According to a commentary published this week in the British Medical Journal (BMJ), despite a slight overall decrease in head and neck cancers worldwide, there has been a recent surge in one particular form of the disease—oropharyngeal squamous cell carcinoma—that may be due to the spread of the human papillomavirus (HPV) through oral sex. Dr. Hisham Mehanna, director of the Institute of Head and Neck Studies and Education at University Hospital in Coventry, as well as other cancer specialists, points to data showing that, in the U.S., there was little change in the incidence of this form of mouth cancer from 1975–1999, but between 1999 and 2006, cases of oropharyngeal squamous cell carcinoma grew by 22%. Among men in the U.K., there was a 51% increase in this form of mouth cancer between 1989 and 2006.
Researchers suggest that this growing form of mouth cancer is likely due to sexual transmission of HPV, pointing to data from a recent analysis of more than 11,0000 people showing that individuals with six or more sexual partners had a 25% higher risk for developing the disease. Additionally, the risk for this type of mouth cancer was nearly three times higher in individuals with four or more oral sex partners. As the authors sum up: “Sexual transmission of HPV—primarily through orogenital intercourse might be the reason for the increase in incidence of HPV related oropharyngeal carcinoma.”
Compared with other forms of mouth cancers—mostly caused by long-term tobacco and alcohol use—which often impact older patients and prove deadly within one to two years of diagnosis, if caught early, this HPV-related form of mouth cancer has significantly higher survival rates, especially among non-smokers. (The reasons for this difference aren’t entirely clear, but the researchers speculate that it may have to do with an increased immune response to HPV, or higher sensitivity to radiation therapy documented in previous study.)

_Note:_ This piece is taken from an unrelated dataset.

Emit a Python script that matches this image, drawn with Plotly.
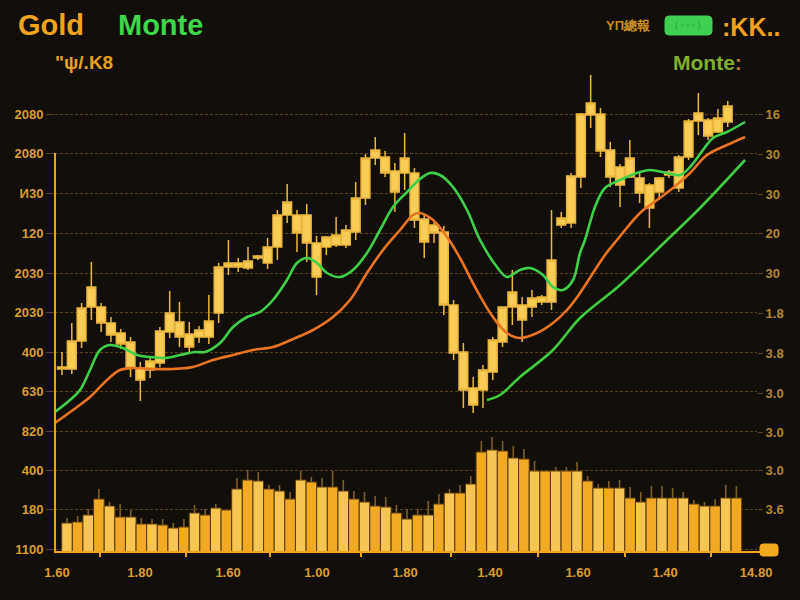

Yet, even though the HPV-related form of mouth cancer tends to impact younger people and often has a better prognosis than other forms of the disease, researchers question whether public health initiatives currently cast a wide enough net to prevent its spread. A study published last fall in BMJ suggested that HPV vaccination for boys wasn’t cost-effective, or, as the researchers from the Harvard School of Public Health phrased it: “… including boys in an HPV vaccination programme [sic] generally exceeds conventional thresholds of good value for money.” Mehanna and colleagues question the findings of that study, writing that “the low incidence of HPV related oropharyngeal carcinoma in that study has led to concern because the recent rapid rise in HPV related oropharyngeal carcinoma may alter the cost effectiveness of vaccinating boys before they become sexually active.”
The next step in research is to determine how treatment of HPV-related oropharyngeal carcinoma may differ from treatments for other types of head and neck cancer, the authors conclude, suggesting that patients with HPV-related forms of the disease should be encouraged to enroll in clinical trials designed to improve treatment, and tailor it to this specific form of the disease.